--- DATASET EXCERPT ---

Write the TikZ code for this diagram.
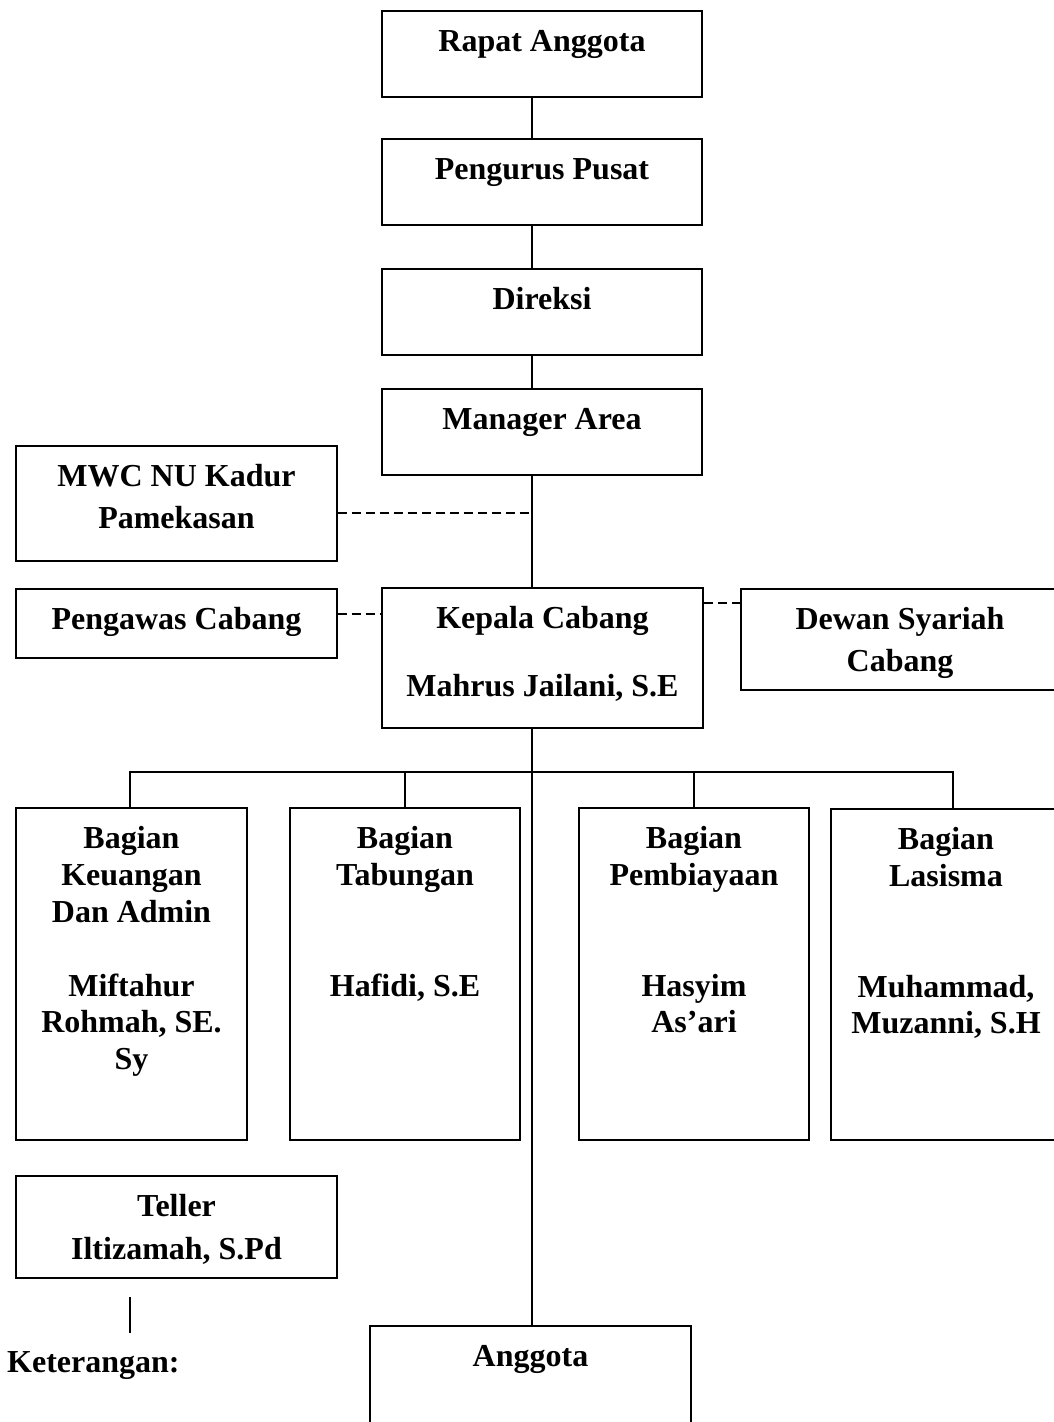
\documentclass[tikz,border=0pt]{standalone}
\usepackage{fontspec}
\setmainfont{Liberation Serif}
\usetikzlibrary{positioning,calc}
\tikzset{
    jabatan/.style={draw, line width=1.6pt, inner sep=0pt, anchor=north, align=flush center,
        text width=#1, text height=41pt, font=\fontsize{32}{36.8}\selectfont\bfseries},
    tie/.style={line width=1.6pt},
    link/.style={line width=1.4pt, dash pattern=on 9pt off 5pt}
}

\begin{document}
\begin{tikzpicture}[x=1pt, y=-1pt]
        \useasboundingbox (0,0) rectangle (1054,1422);
        \coordinate (spine) at (532,0);
        \coordinate (bus) at (532,772);
        \coordinate (busL) at (130,772);
        \coordinate (busR) at (953,772);

        % pimpinan
        \node[jabatan=320pt, text depth=45pt] (rapat) at (542,10) {Rapat Anggota};
        \node[jabatan=320pt, text depth=45pt] (pengurus) at (542,138) {Pengurus Pusat};
        \node[jabatan=320pt, text depth=45pt] (direksi) at (542,268) {Direksi};
        \node[jabatan=320pt, text depth=45pt] (manager) at (542,388) {Manager Area};

        % cabang
        \node[jabatan=321pt, text depth=74pt] (mwc) at (176.5,445) {MWC NU Kadur\\[5pt]Pamekasan};
        \node[jabatan=321pt, text depth=28pt] (pengawas) at (176.5,588) {Pengawas Cabang};
        \node[jabatan=321pt, text depth=99pt] (kepala) at (542.5,587) {Kepala Cabang\\[31pt]Mahrus Jailani, S.E};
        \node[jabatan=318pt, text depth=60pt] (dewan) at (900,588) {Dewan Syariah\\[5pt]Cabang};

        % bagian
        \node[jabatan=231pt, text depth=291pt] (keuangan) at (131.5,807) {Bagian\\Keuangan\\Dan Admin\\[36.8pt]Miftahur\\Rohmah, SE.\\Sy};
        \node[jabatan=230pt, text depth=291pt] (tabungan) at (405,807) {Bagian\\Tabungan\\[73.6pt]Hafidi, S.E};
        \node[jabatan=230pt, text depth=291pt] (pembiayaan) at (694,807) {Bagian\\Pembiayaan\\[73.6pt]Hasyim\\As'ari};
        \node[jabatan=230pt, text depth=290pt] (lasisma) at (946,808) {Bagian\\Lasisma\\[73.6pt]Muhammad,\\Muzanni, S.H};

        \node[jabatan=321pt, text depth=61pt] (teller) at (176.5,1175) {Teller\\[6pt]Iltizamah, S.Pd};
        \node[jabatan=321pt, text depth=120pt] (anggota) at (530.5,1325) {Anggota};
        \node[anchor=base west, inner sep=0pt, font=\fontsize{32}{36.8}\selectfont\bfseries] (ket) at (7,1372) {Keterangan:};

        % garis komando
        \draw[tie] (rapat.south -| spine) -- (pengurus.north -| spine);
        \draw[tie] (pengurus.south -| spine) -- (direksi.north -| spine);
        \draw[tie] (direksi.south -| spine) -- (manager.north -| spine);
        \draw[tie] (manager.south -| spine) -- (kepala.north -| spine);
        \draw[tie] (kepala.south -| spine) -- (anggota.north -| spine);
        \draw[tie] (keuangan.north -| busL) -- (busL) -- (busR) -- (lasisma.north -| busR);
        \draw[tie] (tabungan.north) -- (tabungan.north |- bus);
        \draw[tie] (pembiayaan.north) -- (pembiayaan.north |- bus);
        \coordinate (tick) at (130,1297);
        \draw[tie] (tick) -- ++(0,36);

        % garis koordinasi
        \coordinate (mwcLink) at ([yshift=-9.5pt]mwc.east);
        \coordinate (pgLink) at ([yshift=9.5pt]pengawas.east);
        \coordinate (dsLink) at ([yshift=36.5pt]dewan.west);
        \draw[link] (mwcLink) -- (mwcLink -| spine);
        \draw[link] (pgLink) -- (pgLink -| kepala.west);
        \draw[link] (dsLink -| kepala.east) -- (dsLink);
\end{tikzpicture}
\end{document}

---

- JOB -
Pictures stay out. Print the data exactly, from its first line through the line containing "text depth=45pt] (manager)".

- TASK RESULT -
Write the TikZ code for this diagram.
\documentclass[tikz,border=0pt]{standalone}
\usepackage{fontspec}
\setmainfont{Liberation Serif}
\usetikzlibrary{positioning,calc}
\tikzset{
    jabatan/.style={draw, line width=1.6pt, inner sep=0pt, anchor=north, align=flush center,
        text width=#1, text height=41pt, font=\fontsize{32}{36.8}\selectfont\bfseries},
    tie/.style={line width=1.6pt},
    link/.style={line width=1.4pt, dash pattern=on 9pt off 5pt}
}

\begin{document}
\begin{tikzpicture}[x=1pt, y=-1pt]
        \useasboundingbox (0,0) rectangle (1054,1422);
        \coordinate (spine) at (532,0);
        \coordinate (bus) at (532,772);
        \coordinate (busL) at (130,772);
        \coordinate (busR) at (953,772);

        % pimpinan
        \node[jabatan=320pt, text depth=45pt] (rapat) at (542,10) {Rapat Anggota};
        \node[jabatan=320pt, text depth=45pt] (pengurus) at (542,138) {Pengurus Pusat};
        \node[jabatan=320pt, text depth=45pt] (direksi) at (542,268) {Direksi};
        \node[jabatan=320pt, text depth=45pt] (manager) at (542,388) {Manager Area};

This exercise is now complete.